04 Oct PRIVACY – MEGHAN MARKLE SUES THE MAIL ON SUNDAY OVER LETTER TO FATHER
Meghan Markle, the Duchess of Sussex, has initiated legal proceedings against The Mail on Sunday over its publication of a letter she wrote to her estranged father.
The claim, an unusual move for the Royal Family, is being brought against the newspaper group in the Chancery Division of the High Court and will be privately funded by the couple.
Markle alleges that the publication of the letter was a misuse of private information, an infringement of copyright and a breach of the Data Protection Act 2018.
The action was accompanied by a robust statement from Prince Harry in which he said he had been a “silent witness” to the “private suffering” of the Duchess and accused the tabloid media of waging a “ruthless” campaign that had “escalated over the past year, throughout her pregnancy and while raising our newborn son”.

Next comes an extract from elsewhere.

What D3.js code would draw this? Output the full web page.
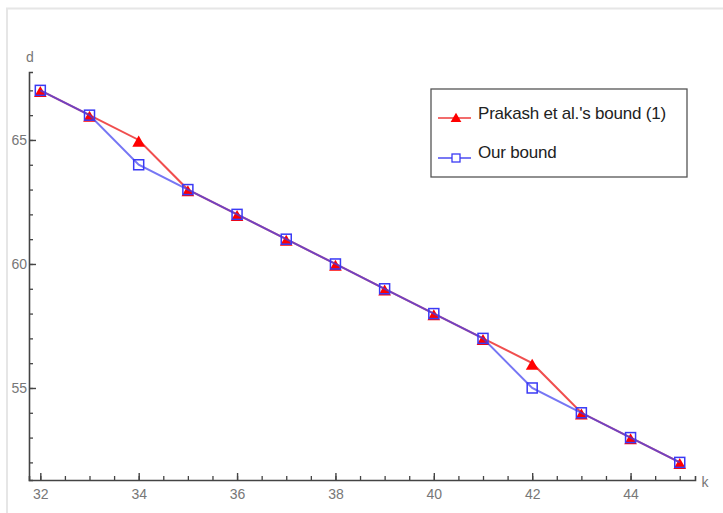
<!DOCTYPE html>
<html>
<head>
<meta charset="utf-8">
<script src="https://cdn.jsdelivr.net/npm/d3@7"></script>
<style>
  body { margin: 0; background: #fff; }
  text { font-family: "Liberation Sans", Arial, sans-serif; }
</style>
</head>
<body>
<div class="canvas"></div>
<script>
const kValues = [32, 33, 34, 35, 36, 37, 38, 39, 40, 41, 42, 43, 44, 45];
const prakashBound = [67, 66, 65, 63, 62, 61, 60, 59, 58, 57, 56, 54, 53, 52];
const ourBound = [67, 66, 64, 63, 62, 61, 60, 59, 58, 57, 55, 54, 53, 52];
const xMajorTicks = [32, 34, 36, 38, 40, 42, 44];
const xMinorTicks = d3.range(32, 45.01, 0.5);
const yMajorTicks = [55, 60, 65];
const yMinorTicks = d3.range(52, 68, 1);
const legendLabels = ["Prakash et al.'s bound (1)", "Our bound"];

const width = 723, height = 513;
const svg = d3.select(".canvas")
    .append("svg")
    .attr("width", width)
    .attr("height", height);

// faint frame of the original screenshot
svg.append("path")
    .attr("d", "M7,513 L7,8.5 L723,8.5")
    .attr("fill", "none")
    .attr("stroke", "#e6e6e6")
    .attr("stroke-width", 2);

const x = d3.scaleLinear().domain([31.77, 45.31]).range([29, 695]);
const y = d3.scaleLinear().domain([51.29, 67.74]).range([480, 72]);

const axisColour = "#444";
const labelColour = "#777";

// x axis
const xAxisGroup = svg.append("g").attr("transform", `translate(0, ${y.range()[0]})`);
xAxisGroup.call(d3.axisBottom(x).tickValues(xMinorTicks).tickSize(-4).tickFormat(""));
xAxisGroup.selectAll(".tick line").attr("stroke", axisColour).attr("stroke-width", 1.3);
const xMajor = svg.append("g").attr("transform", `translate(0, ${y.range()[0]})`)
    .call(d3.axisBottom(x).tickValues(xMajorTicks).tickSize(-7).tickPadding(9).tickFormat(d3.format("d")));
xMajor.select(".domain").remove();
xMajor.selectAll(".tick line").attr("stroke", axisColour).attr("stroke-width", 1.4);
xMajor.selectAll("text").attr("fill", labelColour).style("font-size", "14px");
xAxisGroup.select(".domain").attr("stroke", axisColour).attr("stroke-width", 1.6);

// y axis
const yAxisGroup = svg.append("g").attr("transform", `translate(${x.range()[0]}, 0)`);
yAxisGroup.call(d3.axisLeft(y).tickValues(yMinorTicks).tickSize(-4).tickFormat(""));
yAxisGroup.selectAll(".tick line").attr("stroke", axisColour).attr("stroke-width", 1.3);
const yMajor = svg.append("g").attr("transform", `translate(${x.range()[0]}, 0)`)
    .call(d3.axisLeft(y).tickValues(yMajorTicks).tickSize(-7).tickPadding(2).tickFormat(d3.format("d")));
yMajor.select(".domain").remove();
yMajor.selectAll(".tick line").attr("stroke", axisColour).attr("stroke-width", 1.4);
yMajor.selectAll("text").attr("fill", labelColour).style("font-size", "14px");
yAxisGroup.select(".domain").attr("stroke", axisColour).attr("stroke-width", 1.6);

svg.append("text").attr("x", 30).attr("y", 62).attr("text-anchor", "middle")
    .attr("fill", labelColour).style("font-size", "14px").text("d");
svg.append("text").attr("x", 705).attr("y", 487).attr("text-anchor", "middle")
    .attr("fill", labelColour).style("font-size", "14px").text("k");

// series
const redData = kValues.map((k, i) => ({ k, d: prakashBound[i] }));
const blueData = kValues.map((k, i) => ({ k, d: ourBound[i] }));
const line = d3.line().x(d => x(d.k)).y(d => y(d.d));

svg.append("path").datum(redData)
    .attr("d", line).attr("fill", "none")
    .attr("stroke", "#ee3b3b").attr("stroke-width", 2).attr("stroke-opacity", 0.9);

svg.selectAll(".tri").data(redData).enter()
    .append("path")
    .attr("class", "tri")
    .attr("d", d3.symbol(d3.symbolTriangle, 70))
    .attr("transform", d => `translate(${x(d.k)}, ${y(d.d) + 3})`)
    .attr("fill", "#ff0000");

svg.append("path").datum(blueData)
    .attr("d", line).attr("fill", "none")
    .attr("stroke", "#3c3cf0").attr("stroke-width", 2).attr("stroke-opacity", 0.7);

svg.selectAll(".sq").data(blueData).enter()
    .append("rect")
    .attr("class", "sq")
    .attr("x", d => x(d.k) - 5).attr("y", d => y(d.d) - 5)
    .attr("width", 10).attr("height", 10)
    .attr("fill", "none").attr("stroke", "#3a3af5").attr("stroke-width", 1.5);

// legend
const legend = svg.append("g").attr("transform", "translate(431, 89)");
legend.append("rect").attr("width", 256).attr("height", 88)
    .attr("fill", "#fff").attr("stroke", "#555").attr("stroke-width", 1.3);
const legendRows = legend.selectAll(".row").data(legendLabels).enter()
    .append("g").attr("class", "row")
    .attr("transform", (d, i) => `translate(0, ${i === 0 ? 29 : 69})`);
legendRows.append("line").attr("x1", 7).attr("x2", 40)
    .attr("stroke", (d, i) => i === 0 ? "#ee3b3b" : "#4b4bf0").attr("stroke-width", 1.6);
legendRows.filter((d, i) => i === 0).append("path")
    .attr("d", d3.symbol(d3.symbolTriangle, 50))
    .attr("transform", "translate(25, 1)").attr("fill", "#ff0000");
legendRows.filter((d, i) => i === 1).append("rect")
    .attr("x", 21).attr("y", -4).attr("width", 8).attr("height", 8)
    .attr("fill", "#fff").attr("stroke", "#3a3af5").attr("stroke-width", 1.3);
legendRows.append("text").attr("x", 47).attr("y", (d, i) => i === 0 ? -5 : -6)
    .attr("dy", "0.35em").attr("fill", "#222").style("font-size", "17px")
    .style("letter-spacing", "-0.2px")
    .text(d => d);
</script>
</body>
</html>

Prince Harry said coverage of their recent tour of Africa, which has been largely positive, exposed “the double standards of this specific press pack that has vilified her almost daily for the past nine months; they have been able to create lie after lie at her expense simply because she has not been visible while on maternity leave”.
“She is the same woman she was a year ago on our wedding day, just as she is the same woman you’ve seen on this Africa tour.
“For these select media, this is a game and one we have been unwilling to play from the start.”
Schillings, the law firm instructed by the Duchess, said “We have initiated legal proceedings against the Mail on Sunday, and its parent company Associated Newspapers, over the intrusive and unlawful publication of a private letter written by the Duchess of Sussex, which is part of a campaign by this media group to publish false and deliberately derogatory stories about her, as well as her husband.
“Given the refusal of Associated Newspapers to resolve this issue satisfactorily, we have issued proceedings to redress this breach of privacy, infringement of copyright and the aforementioned media agenda.”
The Mail on Sunday said the newspaper “stands by the story it published and will be defending this case vigorously”.
“Specifically, we categorically deny that the duchess’s letter was edited in any way that changed its meaning,” they added.
Because the claim was issued in the Chancery Division, rather than in the Queen’s Bench Division’s specialist Media and Communications List, which was formally established on 1 October, the claim may be heard by the same judge who has overseen the phone-hacking litigation against The Daily Mirror and The Sun.
Whatever the outcome, both the nature of the claim and the critical tone of Prince Harry’s statement suggest that the litigation will be a watershed moment in relations between the Prince and his wife and the British media.